The Write Stuff

Outspoken Houston performer lands prestigious national poetry award

Outspoken Houston performer lands prestigious national poetry award

Outspoken Bean Houston 2022
Outspoken Bean is Houston's 2022 Poet Laureate Fellow. Photo by Daniel Ortiz

A local wordsmith has received one of the highest honors a writer can achieve. Outspoken Bean, the noted poet/spoken-word performer/raconteur/renaissance man, has been named the 2022 official Poet Laureate Fellow for Houston, the American Academy of Poets announced.

He will receive $50,000 for the honor, as part of the $1.1 million worth of funding from the Academy awarded to all national fellows to support their respective public poetry programs during their year-long term.

As fans are aware, Emanuelee Outspoken Bean is an acclaimed spoken word artist. He was the first poet to perform on the Houston Ballet stage in the company's production of the popular Play. He also conceptualized and produced Plus Fest: The Everything Plus Poetry Festival. He most recently took the stage for Loveletter, the multi-disciplinary concert hosted and produced by local legend DJ Sun. 

During his term as Poet Laureate Fellow, he will complete Space City Mixtape, a spoken-word and creative audio experience of Houston featuring more than 20 tracks from Houstonians telling their stories, the academy notes. Houstonians should look for him at Houston Public Library locations around Houston, as he intends to conduct bi-weekly writing sessions for the next six to eight months in order to capture stories for Space City Mixtape, which will be produced by local producer Russell Guess.

Space City Mixtape is slated to be released next year. 

Outspoken Bean joins another Texan to win the honor. Austin resident Cyrus Cassells has been named the 2022 Poet Laureate Fellow for Texas (he'll also receive $50,000 for this work).
 
Cassells teaches at Texas State University. He's received multiple awards for his work, including a Pushcart Prize,  the Peter I. B. Lavan Younger Poets Award, and fellowships from the Guggenheim, the Lannan Foundation, the Rockefeller Foundation, and the National Endowment for the Arts.
 
He plans to hold a statewide poetry contest in honor of Juneteenth, inviting students in the sixth through twelfth grades across Texas to submit entries describing what makes the day significant to them. 
 
Ten winners will be selected; they'll receive a travel stipend to the state capital, where the contest will end with a public reading and ceremony at the Neill-Cochran House Museum.

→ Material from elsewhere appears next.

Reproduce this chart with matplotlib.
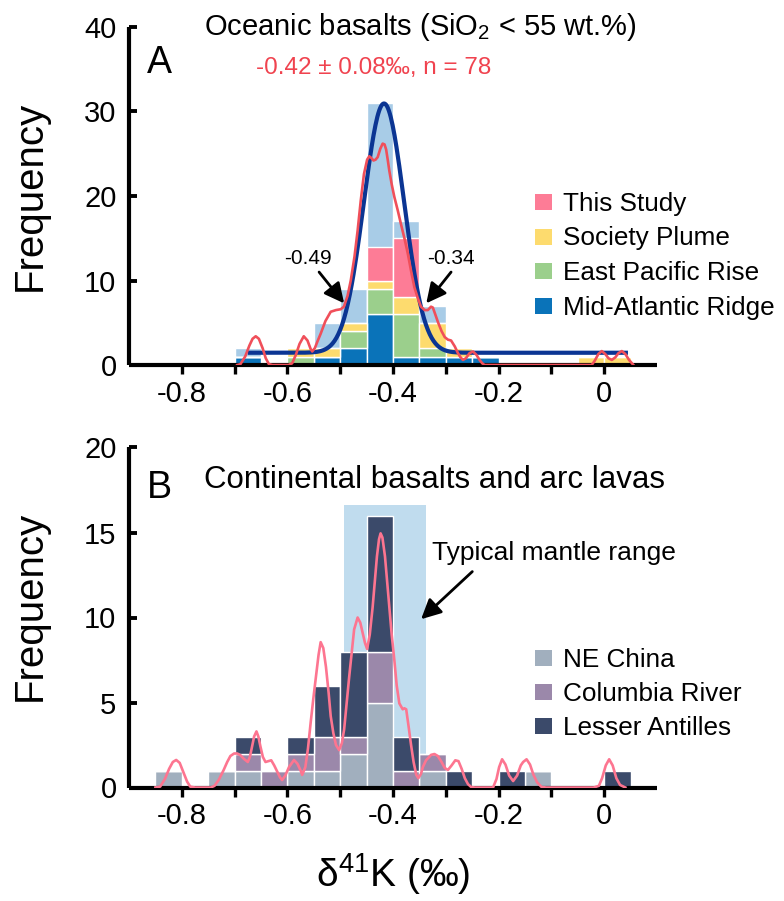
import numpy as np
import matplotlib
matplotlib.use('Agg')
import matplotlib.pyplot as plt
from matplotlib.patches import Rectangle

plt.rcParams['font.family'] = ['Liberation Sans', 'DejaVu Sans']
plt.rcParams['mathtext.fontset'] = 'custom'
plt.rcParams['mathtext.rm'] = 'Liberation Sans'
plt.rcParams['mathtext.it'] = 'Liberation Sans:italic'
plt.rcParams['mathtext.bf'] = 'Liberation Sans:bold'
plt.rcParams['axes.unicode_minus'] = False

# ---------------- data ----------------
bin_width = 0.05

# Panel A: oceanic basalts
a_bin_left = [-0.70, -0.65, -0.60, -0.55, -0.50, -0.45, -0.40, -0.35, -0.30,
              -0.25, -0.20, -0.15, -0.10, -0.05, 0.00]
a_total = [2, 0, 2, 5, 9, 31, 17, 7, 2, 1, 0, 0, 0, 1, 1]
a_mar = [1, 0, 0, 1, 2, 6, 1, 1, 1, 1, 0, 0, 0, 0, 0]
a_epr = [0, 0, 1, 0, 2, 3, 5, 1, 0, 0, 0, 0, 0, 0, 0]
a_soc = [0, 0, 1, 1, 1, 1, 2, 3, 1, 0, 0, 0, 0, 1, 1]
a_ts = [0, 0, 0, 0, 0, 4, 7, 0, 0, 0, 0, 0, 0, 0, 0]
a_labels = ['This Study', 'Society Plume', 'East Pacific Rise', 'Mid-Atlantic Ridge']

# Gaussian fit (panel A)
fit_mean = -0.417
fit_sigma = 0.038
fit_amp = 29.5
fit_base = 1.45
fit_range = (-0.675, 0.045)

# KDE curve (panel A)
a_kde_x = [-0.695, -0.689, -0.680, -0.672, -0.666, -0.660, -0.654, -0.647, -0.641, -0.635,
           -0.628, -0.598, -0.591, -0.584, -0.577, -0.569, -0.562, -0.556, -0.553, -0.548,
           -0.543, -0.537, -0.528, -0.518, -0.508, -0.499, -0.493, -0.486, -0.480, -0.473,
           -0.467, -0.461, -0.455, -0.449, -0.445, -0.441, -0.437, -0.433, -0.429, -0.424,
           -0.4196, -0.416, -0.413, -0.410, -0.407, -0.4025, -0.3975, -0.391, -0.385, -0.378,
           -0.372, -0.366, -0.3595, -0.353, -0.347, -0.340, -0.334, -0.328, -0.3245, -0.320,
           -0.315, -0.308, -0.302, -0.296, -0.290, -0.283, -0.277, -0.272, -0.2675, -0.262,
           -0.255, -0.2485, -0.242, -0.236, -0.231, -0.2265, -0.0236, -0.018, -0.011, -0.0046,
           0.002, 0.008, 0.0144, 0.021, 0.027, 0.0334, 0.040, 0.047, 0.0553]
a_kde_y = [0.0, 0.1, 1.0, 2.3, 3.1, 3.4, 3.1, 2.0, 0.8, 0.1,
           0.0, 0.0, 0.2, 1.2, 2.5, 3.4, 2.9, 1.9, 1.6, 2.0,
           2.8, 3.7, 5.2, 6.3, 6.5, 6.6, 6.9, 8.2, 10.0, 12.8,
           15.9, 19.5, 22.6, 24.3, 24.7, 24.5, 24.2, 24.3, 24.6, 25.6,
           26.2, 26.1, 25.5, 24.3, 23.0, 21.4, 19.9, 18.3, 16.7, 14.9,
           13.2, 11.2, 9.2, 7.9, 6.9, 6.5, 6.5, 6.9, 6.8, 6.0,
           5.1, 4.0, 3.3, 3.0, 2.9, 2.2, 1.4, 0.9, 0.6, 0.8,
           1.4, 1.6, 1.2, 0.6, 0.2, 0.0, 0.0, 0.5, 1.3, 1.65,
           1.3, 0.8, 0.6, 0.9, 1.4, 1.65, 1.3, 0.6, 0.0]

# Panel B: continental basalts and arc lavas
b_bin_left = [-0.85, -0.80, -0.75, -0.70, -0.65, -0.60, -0.55, -0.50, -0.45,
              -0.40, -0.35, -0.30, -0.25, -0.20, -0.15, -0.10, -0.05, 0.00]
b_ne = [1, 0, 1, 1, 0, 1, 1, 2, 5, 0, 1, 0, 0, 0, 1, 0, 0, 0]
b_cr = [0, 0, 0, 1, 1, 1, 2, 1, 3, 1, 1, 0, 0, 0, 0, 0, 0, 0]
b_la = [0, 0, 0, 1, 0, 1, 3, 5, 8, 2, 0, 1, 0, 1, 0, 0, 0, 1]
b_labels = ['NE China', 'Columbia River', 'Lesser Antilles']
mantle_range = (-0.492, -0.337)
mantle_top = 16.6

b_kde_x = [-0.850, -0.841, -0.832, -0.824, -0.817, -0.8106, -0.804, -0.797, -0.790, -0.784,
           -0.775, -0.745, -0.738, -0.730, -0.7207, -0.714, -0.708, -0.701, -0.695, -0.689,
           -0.683, -0.675, -0.671, -0.667, -0.663, -0.6586, -0.655, -0.651, -0.6465, -0.6415,
           -0.636, -0.6306, -0.625, -0.6192, -0.614, -0.610, -0.604, -0.597, -0.5875, -0.581,
           -0.575, -0.572, -0.566, -0.561, -0.556, -0.551, -0.546, -0.541, -0.537, -0.532,
           -0.527, -0.522, -0.518, -0.513, -0.508, -0.502, -0.497, -0.4926, -0.488, -0.483,
           -0.478, -0.4736, -0.467, -0.462, -0.4576, -0.453, -0.449, -0.444, -0.4386, -0.4345,
           -0.4304, -0.4265, -0.4235, -0.420, -0.4152, -0.411, -0.407, -0.4025, -0.3975, -0.393,
           -0.388, -0.3816, -0.3785, -0.375, -0.3705, -0.3658, -0.361, -0.356, -0.352, -0.347,
           -0.3435, -0.3375, -0.3278, -0.3215, -0.315, -0.308, -0.302, -0.296, -0.289, -0.282,
           -0.276, -0.270, -0.264, -0.258, -0.252, -0.245, -0.2105, -0.204, -0.199, -0.1934,
           -0.187, -0.180, -0.1725, -0.165, -0.158, -0.1535, -0.147, -0.1405, -0.134, -0.127,
           -0.1186, -0.110, -0.020, -0.010, -0.004, 0.003, 0.0094, 0.016, 0.023, 0.030,
           0.040]
b_kde_y = [0.0, 0.05, 0.5, 1.1, 1.5, 1.62, 1.45, 0.9, 0.35, 0.05,
           0.0, 0.0, 0.1, 0.45, 1.03, 1.5, 1.85, 2.0, 2.0, 1.9,
           1.7, 1.5, 1.8, 2.4, 3.0, 3.3, 3.0, 2.4, 1.8, 1.5,
           1.55, 1.6, 1.3, 0.93, 0.6, 0.44, 0.7, 1.2, 1.62, 1.4,
           1.0, 0.74, 1.2, 2.3, 3.8, 5.2, 6.5, 7.8, 8.55, 8.2,
           7.1, 5.6, 4.2, 3.2, 2.5, 2.2, 2.6, 3.4, 4.9, 6.5,
           8.0, 9.3, 10.0, 9.7, 9.1, 8.5, 8.15, 9.0, 10.6, 12.1,
           13.6, 14.6, 14.95, 14.7, 13.6, 12.1, 10.6, 9.0, 7.5, 6.0,
           4.95, 4.6, 4.66, 4.6, 3.6, 2.5, 1.5, 0.75, 0.55, 0.8,
           1.2, 1.6, 1.92, 1.97, 1.85, 1.5, 1.15, 1.03, 1.3, 1.6,
           1.55, 1.1, 0.55, 0.2, 0.03, 0.0, 0.0, 0.5, 1.2, 1.66,
           1.35, 0.7, 0.38, 0.7, 1.3, 1.5, 1.66, 1.35, 0.75, 0.3,
           0.03, 0.0, 0.0, 0.1, 0.55, 1.3, 1.66, 1.3, 0.55, 0.15,
           0.0]

x_ticks = [-0.8, -0.7, -0.6, -0.5, -0.4, -0.3, -0.2, -0.1, 0.0]
x_ticklabels = ['-0.8', '', '-0.6', '', '-0.4', '', '-0.2', '', '0']
a_yticks = [0, 10, 20, 30, 40]
b_yticks = [0, 5, 10, 15, 20]

# ---------------- style ----------------
c_total = '#a8cce7'
c_ts = '#fd7c96'
c_soc = '#fddb6e'
c_epr = '#9bcf8c'
c_mar = '#0a73b9'
c_fit = '#0b3593'
c_kdeA = '#f04f5a'
c_ne = '#a1afbe'
c_cr = '#9b88aa'
c_la = '#3b4a6a'
c_kdeB = '#fd7590'
c_band = '#c0dcee'
c_red_text = '#f0434f'

W, H = 784, 901
fig = plt.figure(figsize=(W / 100, H / 100), dpi=100)


def ax_rect(l, r, t, b):
    return [l / W, 1 - b / H, (r - l) / W, (b - t) / H]


axA = fig.add_axes(ax_rect(129, 657, 27, 365))
axB = fig.add_axes(ax_rect(129, 657, 447.5, 787.5))

for ax in (axA, axB):
    ax.spines['top'].set_visible(False)
    ax.spines['right'].set_visible(False)
    for s in ('left', 'bottom'):
        ax.spines[s].set_linewidth(3.0)
        ax.spines[s].set_capstyle('butt')
    ax.set_xlim(-0.9, 0.1)
    ax.set_xticks(x_ticks)
    ax.set_xticklabels(x_ticklabels)
    ax.tick_params(axis='x', direction='out', length=6.5, width=2.4, labelsize=21, pad=4)
    ax.tick_params(axis='y', direction='in', length=5.8, width=2.8, labelsize=21, pad=9)
    ax.set_ylabel('Frequency', fontsize=29, va='center')

edge = dict(edgecolor='white', linewidth=1.0)

# ---- Panel A ----
axA.set_ylim(0, 40)
axA.set_yticks(a_yticks)
axA.bar(a_bin_left, a_total, width=bin_width, align='edge', color=c_total, zorder=1, **edge)
bottom = np.zeros(len(a_bin_left))
for vals, col in ((a_mar, c_mar), (a_epr, c_epr), (a_soc, c_soc), (a_ts, c_ts)):
    axA.bar(a_bin_left, vals, width=bin_width, bottom=bottom, align='edge', color=col,
            zorder=1.5, **edge)
    bottom = bottom + np.array(vals)

gx = np.linspace(fit_range[0], fit_range[1], 400)
gy = fit_base + fit_amp * np.exp(-0.5 * ((gx - fit_mean) / fit_sigma) ** 2)
axA.plot(gx, gy, color=c_fit, lw=3.0, zorder=3, solid_capstyle='butt')
axA.plot(a_kde_x, a_kde_y, color=c_kdeA, lw=1.9, zorder=4)

arrow_kw = dict(arrowstyle='-|>,head_length=0.6,head_width=0.3', color='black', lw=2.0,
                shrinkA=0, shrinkB=0, mutation_scale=20)
axA.annotate('', xy=(-0.4926, 7.3), xytext=(-0.54, 11.0), arrowprops=arrow_kw, zorder=5)
axA.annotate('', xy=(-0.337, 7.3), xytext=(-0.29, 11.0), arrowprops=arrow_kw, zorder=5)
axA.text(-0.561, 12.6, '-0.49', fontsize=15, ha='center', va='center')
axA.text(-0.29, 12.6, '-0.34', fontsize=15, ha='center', va='center')

axA.text(0.551, 0.976, r'Oceanic basalts (SiO$_\mathregular{2}$ < 55 wt.%)', fontsize=21,
         ha='center', va='baseline', transform=axA.transAxes)
axA.text(0.057, 0.864, 'A', fontsize=27, ha='center', va='baseline', transform=axA.transAxes)
axA.text(0.464, 0.861, '-0.42 ± 0.08‰, n = 78', fontsize=17.5, color=c_red_text,
         ha='center', va='baseline', transform=axA.transAxes)
axA.yaxis.set_label_coords(-0.188, 0.5)

# ---- Panel B ----
axB.set_ylim(0, 20)
axB.set_yticks(b_yticks)
axB.add_patch(Rectangle((mantle_range[0], 0), mantle_range[1] - mantle_range[0], mantle_top,
                        facecolor=c_band, edgecolor='none', zorder=0.5))
bottom = np.zeros(len(b_bin_left))
for vals, col in ((b_ne, c_ne), (b_cr, c_cr), (b_la, c_la)):
    v = np.array(vals)
    axB.bar(b_bin_left, v, width=bin_width, bottom=bottom, align='edge', color=col,
            zorder=1.5, **edge)
    bottom = bottom + v
axB.plot(b_kde_x, b_kde_y, color=c_kdeB, lw=1.9, zorder=4)
axB.annotate('', xy=(-0.3468, 9.9), xytext=(-0.2498, 12.7), arrowprops=arrow_kw, zorder=5)
axB.text(0.805, 0.669, 'Typical mantle range', fontsize=19, ha='center', va='baseline',
         transform=axB.transAxes)
axB.text(0.578, 0.881, 'Continental basalts and arc lavas', fontsize=22.5, ha='center',
         va='baseline', transform=axB.transAxes)
axB.text(0.057, 0.852, 'B', fontsize=27, ha='center', va='baseline', transform=axB.transAxes)
axB.yaxis.set_label_coords(-0.188, 0.534)
axB.set_xlabel(r'δ$^\mathregular{41}$K (‰)', fontsize=28, labelpad=15)

# ---- legends (manual) ----
def legend_rows(rows):
    for label, col, yc in rows:
        fig.add_artist(Rectangle((535 / W, 1 - (yc + 8) / H), 17 / W, 16 / H,
                                 transform=fig.transFigure, facecolor=col, edgecolor='none'))
        fig.text(563 / W, 1 - (yc + 9) / H, label, fontsize=18.8, ha='left', va='baseline')


legend_rows([(a_labels[0], c_ts, 202), (a_labels[1], c_soc, 236.5),
             (a_labels[2], c_epr, 271), (a_labels[3], c_mar, 305.5)])
legend_rows([(b_labels[0], c_ne, 658), (b_labels[1], c_cr, 692), (b_labels[2], c_la, 726)])

fig.savefig('out.png', dpi=100)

The space features Austin's only intact slave cabin and has long served as a venue for African American events and cultural exhibitions.
 
Judges for the contest include Texas poets Wendy Barker, Jennifer Chang, Amanda Johnston, and Roger Reeves, and Texas historian Martha Hartzog, according to the academy. The contest screeners and judges, along with the top three winners and seven honorable mentions will receive an honorarium, plus copies of Pulitzer Prize winner Annette Reed's book On Juneteenth and Edward Cotham Jr.'s Juneteenth: The Story Behind the Celebration.

Public Poets Laureate have been around since 1919, when the state of Colorado named the first. Fifteen other states named laureates of their own soon after. On the national level, the Library of Congress named Joseph Auslander its first Consultant in Poetry in 1937. This position was renamed the Poet Laureate Consultant in Poetry in 1985. 

Ada Limón is the current Poet Laureate Consultation in Poetry and was named to the position last month. 

Poets Laureate at every level promote and advocate for poetry, working to not only bring attention to the art form, but also using their platform to bring attention to issues of importance in their communities. The Academy of American Poets is the largest supporter of poets around the U.S. and has donated more than $4.3 million in fellowships to 81 poets since 2019.

The other poets and the communities they represent are Andru Defeye (Sacramento, California); Ashanti Files (Urbana, Illinois); B. K. Fischer (Westchester County, New York); KaNikki Jakarta (Alexandria, Virginia); Ashley M. Jones (Alabama); Holly Karapetkova (Arlington, Virginia); Kealoha (Hawaiʻi); J. Drew Lanham (Edgefield, South Carolina); Julia B. Levine (Davis, California); Matt Mason (Nebraska); Airea D. Matthews (Philadelphia); Ray McNiece (Cleveland Heights, Ohio); Huascar Medina (Kansas); Gailmarie Pahmeier (Nevada); Catherine Pierce (Mississippi); Rena Priest (Washington); Lynne Thompson (Los Angeles); Emma Trelles (Santa Barbara, California); Gwen Nell Westerman (Minnesota); and Crystal Wilkinson (Kentucky).